The builder has to find a suitable place to build a house, through the signs that are provided by the earth, which either allow to establish the house plot where one thinks, or which doesn't allow it, so that the builder is obliged to step back and find another place. These beliefs are reflections of the worship of the earth goddess, who rules the earth, allowing or forbidding humans to place the plot of a new house in a tested location. If one does not listen to the relevant signs, he would go against this divine power.

Proofs for determining the placement of a house plot were mainly of mystic nature, and sometimes of techno-practical nature. The latter were easier to deal with, as they consisted in checking a place with or without moisture, a strong subsoil or a slippery soil, etc. As for the mystical aspects, such as luck and prosperity, they were harder to detect, and several concerns emerged about them. The elders, who preserved much historical and legendary knowledge, were also consulted. Houses could certainly be built in the land of the ancestors whose permanent prosperity was well-known, or in the place where a prosperous cattle stable used to be located.

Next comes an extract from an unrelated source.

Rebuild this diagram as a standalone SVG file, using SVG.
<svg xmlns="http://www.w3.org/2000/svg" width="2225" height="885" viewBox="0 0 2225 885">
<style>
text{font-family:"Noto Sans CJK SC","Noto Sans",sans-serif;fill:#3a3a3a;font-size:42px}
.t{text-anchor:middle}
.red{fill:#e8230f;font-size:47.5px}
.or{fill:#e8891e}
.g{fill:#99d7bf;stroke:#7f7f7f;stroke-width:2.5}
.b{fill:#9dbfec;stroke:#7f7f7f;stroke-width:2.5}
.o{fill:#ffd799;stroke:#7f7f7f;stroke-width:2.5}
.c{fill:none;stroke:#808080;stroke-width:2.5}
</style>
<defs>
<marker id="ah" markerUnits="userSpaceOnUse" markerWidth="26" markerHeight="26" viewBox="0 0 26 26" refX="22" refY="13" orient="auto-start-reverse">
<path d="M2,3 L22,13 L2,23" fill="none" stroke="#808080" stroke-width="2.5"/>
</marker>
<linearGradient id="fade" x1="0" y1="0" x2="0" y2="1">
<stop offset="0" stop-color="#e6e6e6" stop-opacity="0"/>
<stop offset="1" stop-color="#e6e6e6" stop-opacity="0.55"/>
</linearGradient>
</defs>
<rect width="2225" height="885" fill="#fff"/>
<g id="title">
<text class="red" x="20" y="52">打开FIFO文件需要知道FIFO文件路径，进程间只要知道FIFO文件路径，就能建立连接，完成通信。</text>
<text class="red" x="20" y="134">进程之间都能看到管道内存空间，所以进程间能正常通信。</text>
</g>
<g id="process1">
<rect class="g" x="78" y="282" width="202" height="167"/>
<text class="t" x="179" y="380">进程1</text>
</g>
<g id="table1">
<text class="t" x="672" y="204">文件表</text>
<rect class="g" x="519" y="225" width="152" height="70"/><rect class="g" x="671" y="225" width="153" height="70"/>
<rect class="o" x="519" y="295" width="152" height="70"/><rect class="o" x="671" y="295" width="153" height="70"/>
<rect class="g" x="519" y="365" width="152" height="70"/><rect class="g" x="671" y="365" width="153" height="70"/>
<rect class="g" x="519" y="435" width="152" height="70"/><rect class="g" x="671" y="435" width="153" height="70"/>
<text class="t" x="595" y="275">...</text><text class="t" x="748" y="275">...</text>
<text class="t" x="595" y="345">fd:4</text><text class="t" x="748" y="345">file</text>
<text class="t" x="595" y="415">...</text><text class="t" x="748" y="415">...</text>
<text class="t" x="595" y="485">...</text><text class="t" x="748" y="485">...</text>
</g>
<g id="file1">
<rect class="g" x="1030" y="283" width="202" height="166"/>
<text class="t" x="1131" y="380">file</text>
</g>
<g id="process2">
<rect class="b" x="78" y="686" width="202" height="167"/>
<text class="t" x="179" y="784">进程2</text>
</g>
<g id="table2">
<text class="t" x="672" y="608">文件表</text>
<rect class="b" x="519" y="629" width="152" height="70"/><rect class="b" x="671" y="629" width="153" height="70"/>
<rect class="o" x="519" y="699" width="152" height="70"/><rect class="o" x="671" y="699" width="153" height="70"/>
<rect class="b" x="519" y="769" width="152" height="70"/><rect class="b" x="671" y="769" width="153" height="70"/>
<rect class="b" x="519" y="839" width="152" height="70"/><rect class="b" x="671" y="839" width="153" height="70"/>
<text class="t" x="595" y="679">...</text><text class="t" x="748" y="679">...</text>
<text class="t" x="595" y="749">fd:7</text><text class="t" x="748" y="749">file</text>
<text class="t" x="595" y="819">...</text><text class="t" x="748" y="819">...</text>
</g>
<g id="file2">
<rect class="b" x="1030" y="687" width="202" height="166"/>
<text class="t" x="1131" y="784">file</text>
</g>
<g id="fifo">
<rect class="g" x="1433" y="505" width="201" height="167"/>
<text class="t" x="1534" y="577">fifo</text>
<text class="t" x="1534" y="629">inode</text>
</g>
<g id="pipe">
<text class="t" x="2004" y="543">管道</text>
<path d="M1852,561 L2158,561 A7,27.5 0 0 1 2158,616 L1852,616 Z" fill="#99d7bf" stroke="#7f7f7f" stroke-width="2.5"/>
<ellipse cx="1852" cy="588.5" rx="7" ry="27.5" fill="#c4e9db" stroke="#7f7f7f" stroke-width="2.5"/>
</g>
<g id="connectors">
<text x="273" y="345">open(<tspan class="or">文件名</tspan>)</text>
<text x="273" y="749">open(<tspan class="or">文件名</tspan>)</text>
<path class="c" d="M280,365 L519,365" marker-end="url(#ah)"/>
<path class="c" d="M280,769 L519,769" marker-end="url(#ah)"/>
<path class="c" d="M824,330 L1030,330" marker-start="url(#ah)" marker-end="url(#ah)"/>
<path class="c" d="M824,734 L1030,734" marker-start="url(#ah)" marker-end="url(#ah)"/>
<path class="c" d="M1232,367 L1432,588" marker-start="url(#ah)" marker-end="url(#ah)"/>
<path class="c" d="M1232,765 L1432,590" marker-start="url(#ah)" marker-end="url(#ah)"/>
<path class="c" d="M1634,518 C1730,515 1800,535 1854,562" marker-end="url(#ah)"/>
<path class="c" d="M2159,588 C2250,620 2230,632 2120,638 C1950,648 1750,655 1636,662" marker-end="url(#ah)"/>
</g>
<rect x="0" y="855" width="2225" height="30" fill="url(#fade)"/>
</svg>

A mystic practice consisted in stucking four pickaxes in the four corners of the tested plot at night, leaving the place and returning in the morning; if the pickaxes remained stuck in the morning it was a good sign, otherwise another place was to be tested. Another practice, consisted in filling one, or alternatively four bowls, with a liquid, often water (but sometimes also wine, olive oil, melted butter, honey, or milk, depending on the regional tradition), and in placing it at the center of the tested plot or alternatively on its four corners; when returning in the morning, if the liquid in the bowl(s) remained unchanged, it was a good sign. These mystic practices were always performed on waxing moon nights.

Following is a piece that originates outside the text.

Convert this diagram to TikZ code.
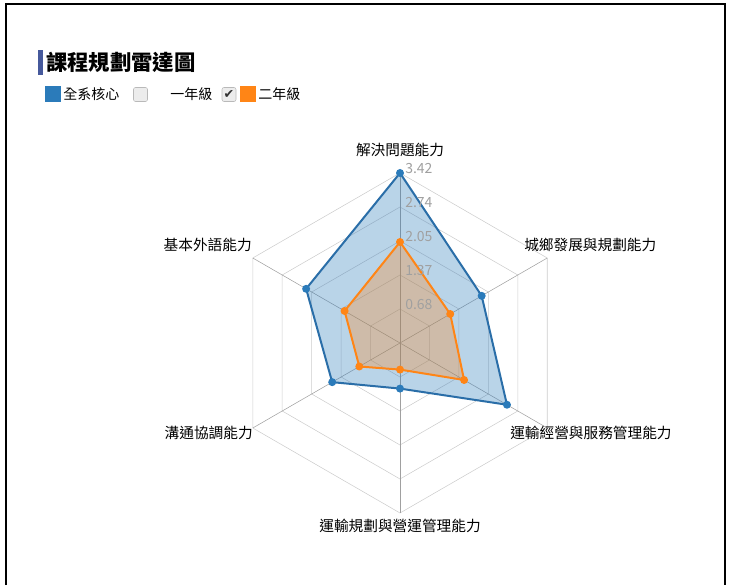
\documentclass[tikz,border=0pt]{standalone}
\usepackage{fontspec}
\setmainfont{Noto Sans CJK TC}
\newfontfamily\symbolfont{DejaVu Sans}
\usetikzlibrary{positioning}
\definecolor{coreblue}{HTML}{2B7BBA}
\definecolor{corebluedark}{HTML}{2A6EA8}
\definecolor{gradeorange}{HTML}{FF8516}
\definecolor{ringgray}{HTML}{CCCCCC}
\definecolor{spokegray}{HTML}{A0A0A0}
\definecolor{tickgray}{HTML}{A0A0A0}
\definecolor{titlebar}{HTML}{46599C}
\tikzset{x=0.75pt, y=0.75pt,
	axislabel/.style={font=\fontsize{11}{13}\selectfont, inner sep=0pt},
	ticklabel/.style={font=\fontsize{10.5}{12}\selectfont, text=tickgray, anchor=west, inner sep=0pt},
	legendtext/.style={font=\fontsize{10.5}{12}\selectfont, inner sep=0pt, anchor=west},
	dot/.style={circle, inner sep=0pt, minimum size=6pt},
	checkbox/.style={draw=gray!55, fill=gray!15, rounded corners=1.5pt, minimum size=10.5pt, inner sep=0pt},
	swatch/.style={minimum size=12pt, inner sep=0pt}
}

\begin{document}
\begin{tikzpicture}
\useasboundingbox (0,0) rectangle (731,585);
% frame
\draw[line width=1.5pt] (6,0) -- (6,581) -- (725,581) -- (725,0);

% title and legend
\fill[titlebar] (38,510) rectangle (43,535);
\node[anchor=west, inner sep=0pt, font=\fontsize{16}{18}\selectfont\bfseries] (title) at (46,523) {課程規劃雷達圖};
\node[swatch, fill=coreblue] (swcore) at (53,490.5) {};
\node[legendtext] (lgcore) at (63,490.5) {全系核心};
\node[checkbox] (boxone) at (140.5,490.5) {};
\node[legendtext] (lgone) at (170,490.5) {一年級};
\node[checkbox] (boxtwo) at (229,490.5) {\symbolfont\fontsize{9.5}{9.5}\selectfont\color{black!80}✔};
\node[swatch, fill=gradeorange] (swtwo) at (248,490.5) {};
\node[legendtext] (lgtwo) at (258,490.5) {二年級};

\begin{scope}[shift={(400,242)}]
	\coordinate (o) at (0,0);
	% grid
	\foreach \r in {34,68,102,136,170}
		\draw[ringgray] (90:\r) \foreach \a in {30,-30,-90,-150,150} { -- (\a:\r) } -- cycle;
	\foreach \a [count=\i] in {90,30,-30,-90,-150,150} {
		\coordinate (v\i) at (\a:170);
		\draw[spokegray] (o) -- (v\i);
	}
	% series
	\foreach \a/\r [count=\i] in {90/170,30/94.3,-30/123.5,-90/45.6,-150/78.3,150/108.4}
		\coordinate (b\i) at (\a:\r);
	\foreach \a/\r [count=\i] in {90/101,30/58,-30/74,-90/26.6,-150/47,150/64}
		\coordinate (g\i) at (\a:\r);
	\fill[coreblue, fill opacity=0.33] (b1) -- (b2) -- (b3) -- (b4) -- (b5) -- (b6) -- cycle;
	\fill[gradeorange, fill opacity=0.3] (g1) -- (g2) -- (g3) -- (g4) -- (g5) -- (g6) -- cycle;
	\draw[corebluedark, line width=1.5pt, line join=round] (b1) -- (b2) -- (b3) -- (b4) -- (b5) -- (b6) -- cycle;
	\draw[gradeorange, line width=1.5pt, line join=round] (g1) -- (g2) -- (g3) -- (g4) -- (g5) -- (g6) -- cycle;
	\foreach \i in {1,...,6} {
		\node[dot, fill=coreblue] (pb\i) at (b\i) {};
		\node[dot, fill=gradeorange] (pg\i) at (g\i) {};
	}
	% ticks
	\foreach \r/\t in {34/0.68,68/1.37,102/2.05,136/2.74,170/3.42}
		\node[ticklabel] (t\r) at (5,\r+4) {\t};
	% axis labels
	\node[axislabel] (ax1) at (0,193) {解決問題能力};
	\node[axislabel, anchor=west] (ax2) at (124,98) {城鄉發展與規劃能力};
	\node[axislabel, anchor=west] (ax3) at (110,-90) {運輸經營與服務管理能力};
	\node[axislabel] (ax4) at (0,-183) {運輸規劃與營運管理能力};
	\node[axislabel, anchor=east] (ax5) at (-147,-90) {溝通協調能力};
	\node[axislabel, anchor=east] (ax6) at (-148,98) {基本外語能力};
\end{scope}
\end{tikzpicture}
\end{document}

Another mystic test, widespread in all Albanian lands, consisted in performing a particular ritual with ashes poured in the area of the future domestic hearth (Alb. vatër), repeating it three times during three nights, and there were special people who knew how to decipher the signs that appeared in the ashes. Another test was performed using fire, which was kindled at the center of the tested plot on a calm and windless night with waxing moon. If the smoke spread over the ground in a soft and uniform manner, it was a good sign; if the smoke went up and only from one side, it was a bad sign and another place was to be tested. Ash and fire are clearly related to the Albanian cult of the fire and the hearth, regarded as symbols of the continuity of life across generations, showing whether the future generations will prosper in the new plot or they will encounter misfortunes, perhaps even to the point of extinction or abandonment of the new house.

Another test consisted in the ritual plowing of the land that is desired to be used to make the new house, by using oxen to drag the plow. If the oxen grunted during this process, it was a bad sign; if they walked quietly without grunting, it was a good sign and the land was considered suitable for building a house.

All these different rites converge in the mysterious and supernatural communication of humans with the earth-deity who was consulted for hosting the building, and who responded either by accepting the presence of humans giving them prosperity, or by driving them away.

===Earth and Sky pairing===

The earth is often paired with the sky in Albanian oath swearings, e.g.: për qiell e dhé, pasha tokën e pasha qiellin, etc.